Graveyard, Robertstown, Co. Limerick
Co. Limerick |
Burial Grounds
A graveyard where the dead have been laid to rest beside the ruins of a medieval church, with a castle visible in one direction and a forgotten mill site in another, is not unusual in Ireland.
What makes this small enclosure in County Limerick quietly arresting is the way so much history has compressed itself into a single low rise of ground, each element still legible in the landscape, none of it especially signposted or celebrated.
The graveyard sits on a gentle elevation overlooking the mudflats of the Robertstown River, a modest but telling position that would have made the site visible from the surrounding low ground for centuries. At its centre stand the ruins of Robertstown Church, a medieval structure that predates the enclosing wall by an unknown but considerable margin. The wall itself, a sub-rectangular enclosure running roughly 56 metres north to south and 58 metres east to west, dates from after 1700, suggesting the site was formalised as a post-medieval burial ground even as the church it contains was already a ruin. Memorials within range from the eighteenth century through to modern times, meaning the graveyard has been in continuous use across several generations. Robertstown Castle lies approximately 135 metres to the north-north-west, and the site recorded as an old mill sits around 70 metres to the west, placing this graveyard within what was evidently a small but functional medieval settlement cluster.

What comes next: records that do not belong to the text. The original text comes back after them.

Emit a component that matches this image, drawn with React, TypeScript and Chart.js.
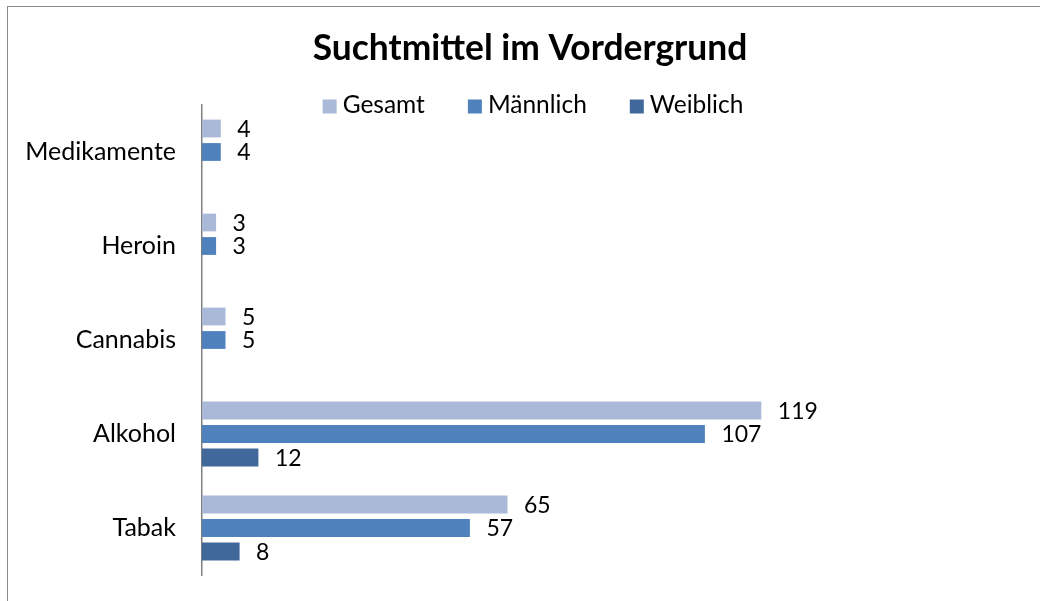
import React, { useEffect, useRef } from "react";
import { Chart, registerables } from "chart.js";

Chart.register(...registerables);

// ---- data ----
const categories = ["Medikamente", "Heroin", "Cannabis", "Alkohol", "Tabak"];
const seriesNames = ["Gesamt", "Männlich", "Weiblich"];
const gesamt = [4, 3, 5, 119, 65];
const maennlich = [4, 3, 5, 107, 57];
const weiblich: (number | null)[] = [null, null, null, 12, 8];
const titleText = "Suchtmittel im Vordergrund";
const xMax = 140;

// ---- style ----
const seriesColors = ["#AAB9D7", "#4F81BD", "#41689B"];
const FONT = "Lato, Carlito, 'DejaVu Sans', sans-serif";
const CAT_SIZE = 25;
const VALUE_SIZE = 23;
const LEGEND_SIZE = 24.5;
const TITLE_SIZE = 35.4;
const W = 1040;
const H = 601;

const overlayPlugin = {
  id: "overlay",
  afterDatasetsDraw(chart: any) {
    const ctx = chart.ctx;
    ctx.save();
    ctx.fillStyle = "#000";
    ctx.font = `${VALUE_SIZE}px ${FONT}`;
    ctx.textAlign = "left";
    ctx.textBaseline = "alphabetic";
    chart.data.datasets.forEach((ds: any, di: number) => {
      const meta = chart.getDatasetMeta(di);
      meta.data.forEach((bar: any, i: number) => {
        const v = ds.data[i];
        if (v === null || v === undefined) return;
        ctx.fillText(String(v), bar.x + 16.5, bar.y + 8.2);
      });
    });
    ctx.restore();
  },
  afterDraw(chart: any) {
    const ctx = chart.ctx;
    ctx.save();
    ctx.fillStyle = "#000";
    // title
    ctx.font = `bold ${TITLE_SIZE}px ${FONT}`;
    ctx.textAlign = "center";
    ctx.textBaseline = "alphabetic";
    ctx.fillText(titleText, 530, 60);
    // legend
    ctx.font = `${LEGEND_SIZE}px ${FONT}`;
    ctx.textAlign = "left";
    const box = 14;
    const gap = 6;
    const spacing = 43;
    const items = chart.data.datasets.map((d: any) => ({
      label: d.label,
      color: d.backgroundColor,
      w: ctx.measureText(d.label).width,
    }));
    const total =
      items.reduce((a: number, it: any) => a + box + gap + it.w, 0) +
      spacing * (items.length - 1);
    let x = 533 - total / 2;
    items.forEach((it: any) => {
      ctx.fillStyle = it.color;
      ctx.fillRect(x, 99.5, box, box);
      ctx.fillStyle = "#000";
      ctx.fillText(it.label, x + box + gap, 113.3);
      x += box + gap + it.w + spacing;
    });
    ctx.restore();
  },
};

export default function App() {
  const canvasRef = useRef<HTMLCanvasElement | null>(null);

  useEffect(() => {
    if (!canvasRef.current) return;
    const data = [gesamt, maennlich, weiblich];
    const chart = new Chart(canvasRef.current, {
      type: "bar",
      data: {
        labels: categories,
        datasets: seriesNames.map((name, i) => ({
          label: name,
          data: data[i] as any,
          backgroundColor: seriesColors[i],
          borderWidth: 0,
          categoryPercentage: 0.75,
          barPercentage: 0.757,
        })),
      },
      options: {
        indexAxis: "y",
        animation: false,
        responsive: false,
        maintainAspectRatio: false,
        devicePixelRatio: 1,
        layout: { padding: { top: 105, bottom: 26, right: 180, left: 0 } },
        plugins: {
          legend: { display: false },
          title: { display: false },
          tooltip: { enabled: false },
        },
        scales: {
          x: { display: false, min: 0, max: xMax },
          y: {
            grid: { display: false, drawTicks: false },
            border: { display: true, color: "#7F7F7F", width: 1.5 },
            ticks: {
              color: "#000",
              font: { family: FONT, size: CAT_SIZE },
              padding: 26,
            },
            afterFit(scale: any) {
              scale.width = 202;
              scale.paddingTop = 0;
              scale.paddingBottom = 0;
            },
          },
        },
      },
      plugins: [overlayPlugin],
    });
    return () => chart.destroy();
  }, []);

  return (
    <div
      style={{
        position: "fixed",
        left: 0,
        top: 0,
        width: W,
        height: H,
        overflow: "hidden",
        background: "#fff",
      }}
    >
      <div
        style={{
          position: "absolute",
          left: 7,
          top: 6,
          width: 1200,
          height: 800,
          border: "1px solid #8A8A8A",
          boxSizing: "border-box",
        }}
      />
      <canvas
        ref={canvasRef}
        width={W}
        height={H}
        style={{ position: "absolute", left: 0, top: 0, width: W, height: H }}
      />
    </div>
  );
}
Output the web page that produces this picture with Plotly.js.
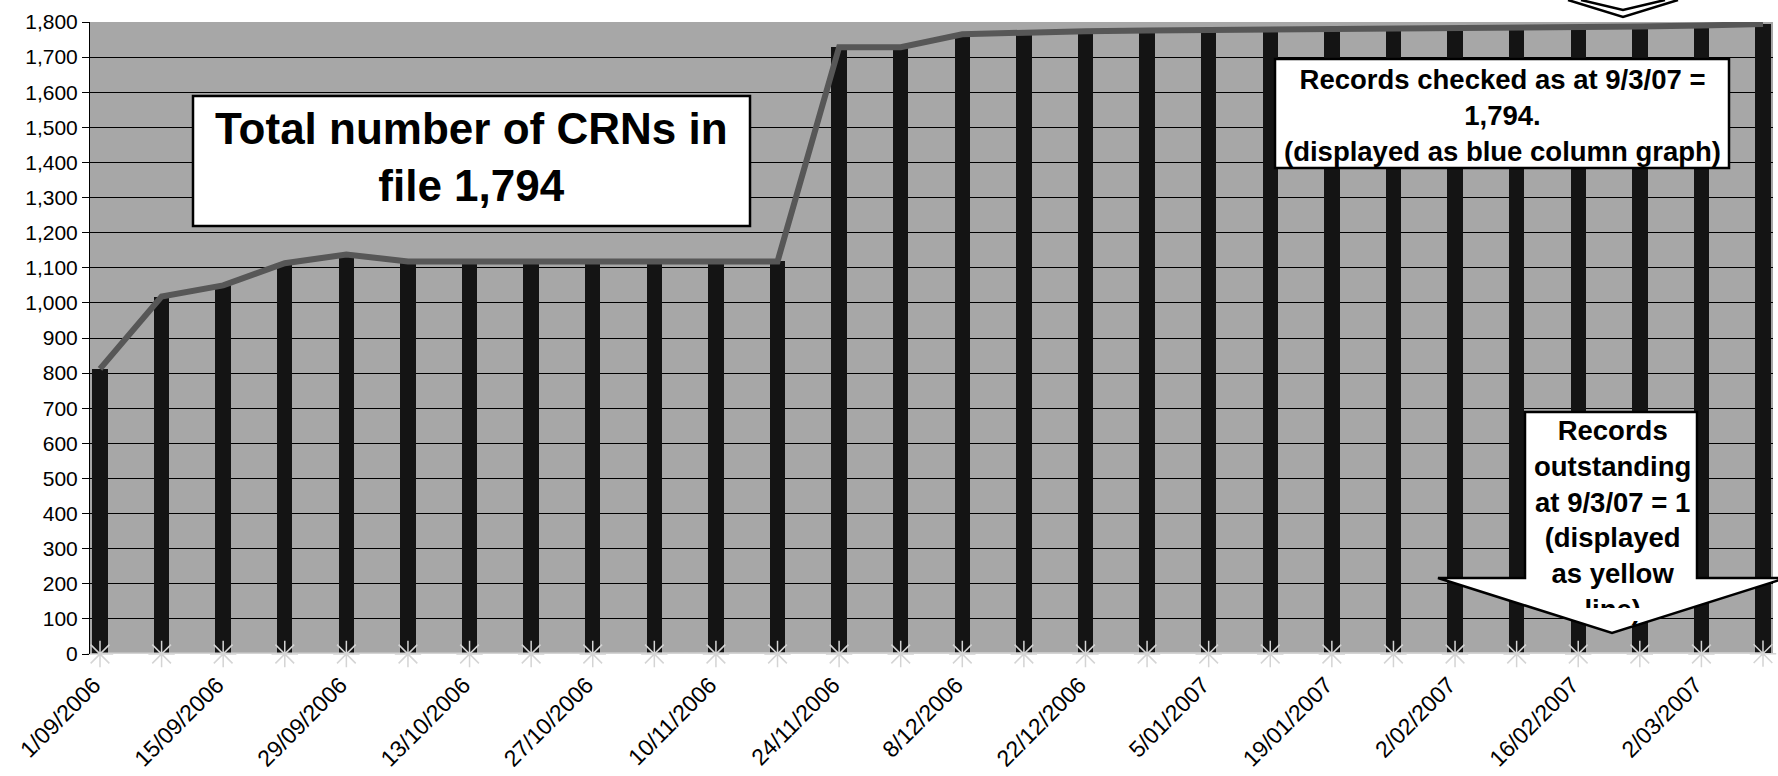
<!DOCTYPE html>
<html>
<head>
<meta charset="utf-8">
<script src="https://cdn.plot.ly/plotly-3.0.1.min.js"></script>
<style>html,body{margin:0;padding:0;background:#fff;}#chart{width:1778px;height:776px;}</style>
</head>
<body>
<div id="chart"></div>
<script>
// ---- data ----
const dates = ['2006-09-01','2006-09-08','2006-09-15','2006-09-22','2006-09-29','2006-10-06','2006-10-13','2006-10-20','2006-10-27','2006-11-03','2006-11-10','2006-11-17','2006-11-24','2006-12-01','2006-12-08','2006-12-15','2006-12-22','2006-12-29','2007-01-05','2007-01-12','2007-01-19','2007-01-26','2007-02-02','2007-02-09','2007-02-16','2007-02-23','2007-03-02','2007-03-09'];
const recordsChecked = [812,1018,1050,1113,1138,1118,1118,1118,1118,1118,1118,1118,1728,1728,1765,1771,1774,1776,1777,1778,1779,1780,1781,1783,1785,1787,1790,1794];
const totalCRNs      = [812,1018,1050,1113,1138,1118,1118,1118,1118,1118,1118,1118,1728,1728,1765,1771,1774,1776,1777,1778,1779,1780,1781,1783,1785,1787,1790,1794];
const outstanding    = [0,0,0,0,0,0,0,0,0,0,0,0,0,0,0,0,0,0,0,0,0,0,0,0,0,0,0,1];
const tickDates = ['2006-09-01','2006-09-15','2006-09-29','2006-10-13','2006-10-27','2006-11-10','2006-11-24','2006-12-08','2006-12-22','2007-01-05','2007-01-19','2007-02-02','2007-02-16','2007-03-02'];
const tickLabels = ['1/09/2006','15/09/2006','29/09/2006','13/10/2006','27/10/2006','10/11/2006','24/11/2006','8/12/2006','22/12/2006','5/01/2007','19/01/2007','2/02/2007','16/02/2007','2/03/2007'];
const note1 = 'Total number of CRNs in<br>file 1,794';
const note2 = 'Records checked as at 9/3/07 =<br>1,794.<br>(displayed as blue column graph)';
const note3 = 'Records<br>outstanding<br>at 9/3/07 = 1<br>(displayed<br>as yellow<br>line)';

// ---- layout geometry (pixels) ----
const W = 1778, H = 776, L = 90, R = 1773, T = 22, B = 654;
const px = x => (x - L) / (R - L);
const py = y => (B - y) / (B - T);
const FONT = 'Liberation Sans, Arial, sans-serif';
const bold = s => s.split('<br>').map(t => '<b>' + t + '</b>').join('<br>');

function rect(x0, y0, x1, y1) {
  return {type:'rect', xref:'paper', yref:'paper', x0:px(x0), x1:px(x1), y0:py(y1), y1:py(y0),
          fillcolor:'#ffffff', line:{color:'#000', width:2.5}, layer:'above'};
}
function poly(pts, closed, fill) {
  let d = pts.map((p, i) => (i ? 'L' : 'M') + px(p[0]) + ',' + py(p[1])).join(' ');
  if (closed) d += ' Z';
  return {type:'path', xref:'paper', yref:'paper', path:d,
          fillcolor: fill || 'rgba(0,0,0,0)', line:{color:'#000', width:2.5}, layer:'above'};
}

const traces = [
  {type:'bar', x:dates, y:recordsChecked, width:1.75*86400000,
   marker:{color:'#141414', line:{width:0}}, name:'Records checked'},
  {type:'scatter', mode:'lines', x:dates, y:totalCRNs,
   line:{color:'#575757', width:6}, name:'Total CRNs'},
  {type:'scatter', mode:'lines+markers', x:dates, y:outstanding,
   line:{color:'#d4d4d4', width:3},
   marker:{symbol:'asterisk-open', size:22, line:{color:'#e4e4e4', width:1.5}},
   name:'Records outstanding', cliponaxis:false}
];

const layout = {
  width:W, height:H,
  margin:{l:L, r:W-R, t:T, b:H-B, pad:0},
  paper_bgcolor:'#ffffff', plot_bgcolor:'#a7a7a7',
  showlegend:false, bargap:0,
  font:{family:FONT, color:'#000', size:21},
  xaxis:{type:'date', range:['2006-08-30 20:44:00','2007-03-10 03:16:00'],
         tickvals:tickDates, ticktext:tickLabels, tickangle:-45,
         showgrid:false, zeroline:false, showline:false, ticks:'',
         ticklabelstandoff:12, ticklabelshift:-6,
         tickfont:{family:FONT, size:23, color:'#000'}},
  yaxis:{range:[0,1800], dtick:100, tick0:0, tickformat:',d',
         showgrid:true, gridcolor:'#000', gridwidth:1, zeroline:false,
         showline:true, linecolor:'#000', linewidth:1,
         ticks:'outside', ticklen:7, tickcolor:'#000', tickwidth:1,
         tickfont:{family:FONT, size:21, color:'#000'}},
  shapes:[
    rect(193, 96, 750, 226),
    rect(1275, 59, 1729, 168),
    poly([[1525,412],[1697,412],[1697,578],[1786,578],[1612,633],[1438,578],[1525,578]], true, '#ffffff'),
    poly([[1568,0],[1623,17],[1678,0]], false),
    poly([[1581,0],[1623,10],[1665,0]], false)
  ],
  annotations:[
    {xref:'paper', yref:'paper', x:px(471.5), y:py(157), xanchor:'center', yanchor:'middle',
     text:bold(note1), showarrow:false, align:'center',
     font:{family:FONT, size:44, color:'#000'}},
    {xref:'paper', yref:'paper', x:px(1502), y:py(115), xanchor:'center', yanchor:'middle',
     text:bold(note2), showarrow:false, align:'center',
     font:{family:FONT, size:27.5, color:'#000'}},
    {xref:'paper', yref:'paper', x:px(1612), y:py(520), xanchor:'center', yanchor:'middle',
     text:bold(note3), showarrow:false, align:'center',
     font:{family:FONT, size:27.5, color:'#000'}},
    {xref:'paper', yref:'paper', x:px(1612), y:py(608), xanchor:'center', yanchor:'top',
     text:' ', showarrow:false, width:60, height:13, bgcolor:'#ffffff', borderwidth:0, borderpad:0}
  ]
};

Plotly.newPlot('chart', traces, layout, {displayModeBar:false, staticPlot:true});
</script>
</body>
</html>
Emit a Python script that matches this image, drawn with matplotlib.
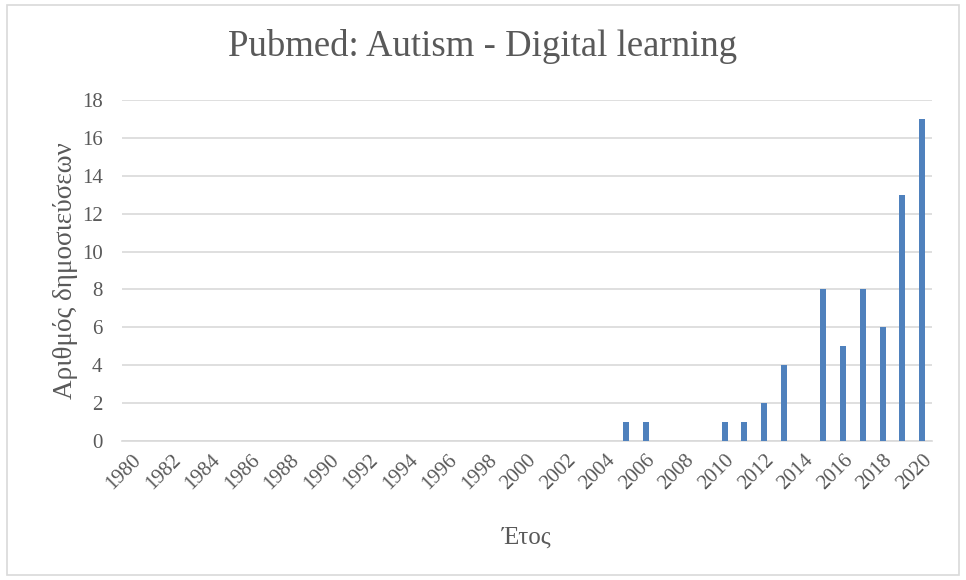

The entrance gate is set into the east end of the northern wall, which is the practical way in for a visitor. The mudflats of the Robertstown River are visible from the slight rise on which the graveyard stands, and at low tide or in quieter seasons the surrounding landscape has an openness that makes the spatial relationship between the graveyard, the castle, and the mill site easier to read. The church ruin at the centre of the enclosure is the obvious focal point, and it is worth taking a moment to look outward from it as well, towards the other recorded monuments nearby, to get a sense of how the site once sat within a broader pattern of use.